Le long chantier d’une « cathédrale des mers » à Gravelines

A fond de cale, le visiteur se tient « à six mètres du niveau de la mer ». L’installation depuis 2005 des structures les plus spectaculaires — étrave, étambot, arcasse et ses allonges — lui permet de se faire une idée de l’ampleur du projet, ouvert au public. Christian Cardin a lui une idée bien précise depuis plus de 20 ans.

Quand il découvre au large de Saint-Vaast-la-Hougue (Manche) six épaves de la flotte de l’Amiral Tourville dans les années 1980, Christian Cardin, géologue de formation, ne fait pas que plonger dans les eaux de la Manche. Il s’embarque tête la première pour un long voyage, et l’accomplissement d’un doux rêve: la construction à l’ancienne d’un vaisseau de premier rang du règne de Louis XIV.

En se basant sur l’Album de Colbert, un document anonyme des années 1670 commandé et financé par le ministre de la Marine pour restructurer la flotte de guerre du roi, et en faisant appel à un historien, Christian Cardin se lance.

Il décide d’installer son chantier à Gravelines, à quelques encablures du port de Dunkerque, l’un des cinq anciens ports royaux. Il s’entoure de bénévoles. Problème: les plans et données collectés sont largement insuffisants, il va falloir improviser.

« Il faut en permanence se mettre dans la tête d’un charpentier de Marine du 17e siècle pour savoir comment il aurait résolu le problème avec les moyens de l’époque », raconte Christian Cardin.

A la forge, créée de toutes pièces pour se rapprocher au plus près du travail du 17e siècle, Claude Vasseur, chaudronnier à la retraite, et son ami Michel, travaillent à la fabrication des clous.

« On travaille comme à l’époque, avec la masse et le marteau », sourit-il, un peu fatigué par son après-midi passée à taper sur une enclume. Il a fabriqué d’énormes clous, de plusieurs dizaines de centimètres de long et de plusieurs centimètre de diamètre, qui serviront pour poser les varangues.

-3.600 chênes nécessaires-

« On trouve pas ça chez Leroy Merlin ou chez +Casto+! », plaisante-t-il. Il sait d’ores et déjà qu’il devra encore plancher sur des clous de 1,5 à 2 mètres.

Le bois, comme à l’époque, vient des forêts française: quelque 3.600 chênes seront nécessaires à la construction du navire. L’association Tourville (http://www.tourville.asso.fr) a un partenariat avec l’ONF. Les troncs viennent principalement des forêts de Compiègne et de Saint-Gobain en Picardie.
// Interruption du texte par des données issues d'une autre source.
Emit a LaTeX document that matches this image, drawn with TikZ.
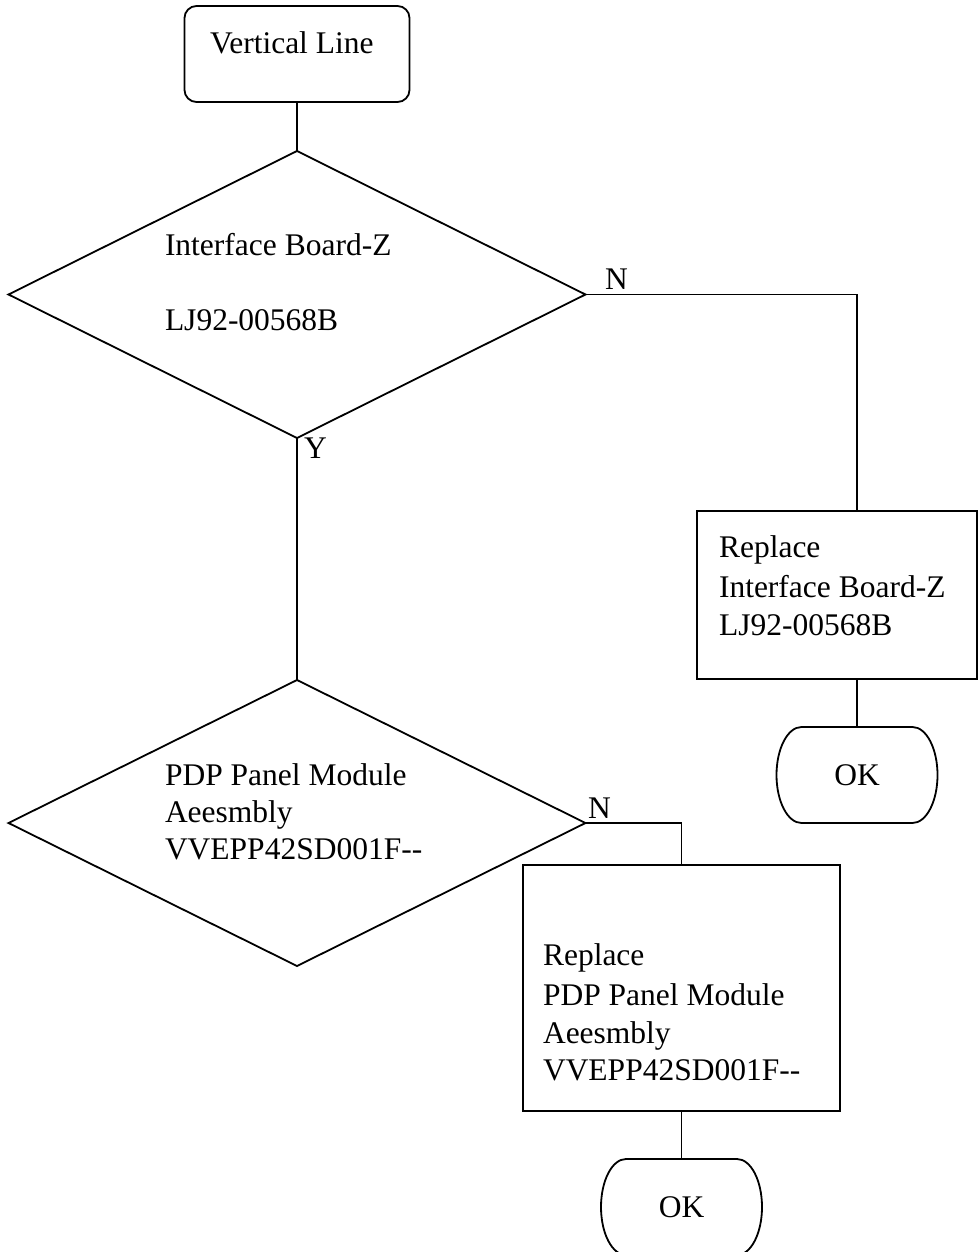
\documentclass[tikz,border=0pt]{standalone}
\usepackage{fontspec}
\setmainfont{Liberation Serif}
\usetikzlibrary{shapes.geometric}
\begin{document}
\begin{tikzpicture}[x=1pt,y=-1pt, line width=1.8pt,
  every node/.style={font=\fontsize{31.5}{38}\selectfont, inner sep=0pt, outer sep=0pt},
  txt/.style={anchor=base west},
  lbl/.style={anchor=base west},
  startbox/.style={draw, rectangle, rounded corners=12pt, minimum width=225pt, minimum height=96pt},
  decision/.style={draw, diamond, minimum width=577pt, minimum height=287pt},
  procbox/.style={draw, rectangle},
  termshape/.style={rectangle, minimum width=161pt, minimum height=96pt},
  termline/.style={line width=1.8pt}]
\useasboundingbox (0,0) rectangle (978,1252);

% shapes
\node[startbox] (start) at (297,54) {};
\node[decision] (d1) at (297,294.5) {};
\node[procbox, minimum width=280pt, minimum height=168pt] (b2) at (837,595) {};
\node[termshape] (ok1) at (857,775) {OK};
\node[decision, minimum height=286pt] (d2) at (297,823) {};
\node[procbox, minimum width=317pt, minimum height=246pt] (b3) at (681.5,988) {};
\node[termshape] (ok2) at (681.5,1207) {OK};

% terminal outlines
\foreach \t in {ok1,ok2}{
  \draw[termline] ([xshift=25pt]\t.north west) -- ([xshift=-25pt]\t.north east)
    arc[start angle=90, end angle=-90, x radius=25pt, y radius=48pt]
    -- ([xshift=25pt]\t.south west)
    arc[start angle=270, end angle=90, x radius=25pt, y radius=48pt] -- cycle;
}

% texts
\node[txt] (t0) at (210,54) {Vertical Line};
\node[txt] (t1a) at (165,255) {Interface Board-Z};
\node[txt] (t1b) at (165,330) {LJ92-00568B};
\node[txt] (t2a) at (719,557) {Replace};
\node[txt] (t2b) at (719,597) {Interface Board-Z};
\node[txt] (t2c) at (719,635) {LJ92-00568B};
\node[txt] (t3a) at (165,785) {PDP Panel Module};
\node[txt] (t3b) at (165,822) {Aeesmbly};
\node[txt] (t3c) at (165,859) {VVEPP42SD001F-{}-};
\node[txt] (t4a) at (543,965) {Replace};
\node[txt] (t4b) at (543,1005) {PDP Panel Module};
\node[txt] (t4c) at (543,1043) {Aeesmbly};
\node[txt] (t4d) at (543,1080) {VVEPP42SD001F-{}-};

% connector labels
\node[lbl] (n1) at (605,289) {N};
\node[lbl] (n2) at (588,818) {N};
\node[lbl] (y1) at (304,458) {Y};

% connectors
\draw (start.south) -- (d1.north);
\draw (d1.east) -| (b2.north -| ok1.north);
\draw (b2.south -| ok1.north) -- (ok1.north);
\draw (d1.south) -- (d2.north);
\draw (d2.east) -| (b3.north);
\draw (b3.south) -- (ok2.north);
\end{tikzpicture}
\end{document}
Parfois, la technologie vient malgré tout simplifier la vie sur ce chantier titanesque qui se réduit à quelques dizaines de travailleurs — sous Louis XIV ils étaient un millier pour finir la construction en trois ou quatre ans. Dernière addition, un logiciel 3D qui permet de convertir immédiatement tous les plans maquettisés au 1/15 par les concepteurs du projet.

« Peut-être que je n’en verrai pas le bout mais ce n’est pas l’important », confie Christian Cardin. Au rythme actuel du chantier, il pourrait se terminer… en 2030.

Il a fait de son rêve un projet non seulement historique, mais aussi économique et social. Sur le chantier, un mardi de vacances d’été, un jeune en insertion, un emploi d’avenir et un troisième homme préparant un bac professionnel en charpente marine poncent, mesurent, découpent.

Christian Cardin montre le champ adjacent, légèrement en pente descendante. Il y a déjà imaginé le bassin qui accueillera le Jean-Bart, les spectacles sons et lumières, les abordages de corsaires qui y attireront les touristes.

Mais ces projets pour l’instant, n’en sont qu’à ce stade. Sans soutien, ils restent une utopie.

« Aujourd’hui mes seules limites sont financières », regrette-t-il. Avec le succès rencontré par L’Hermione, peut-être que certains investisseurs se prendront à rêver avec lui.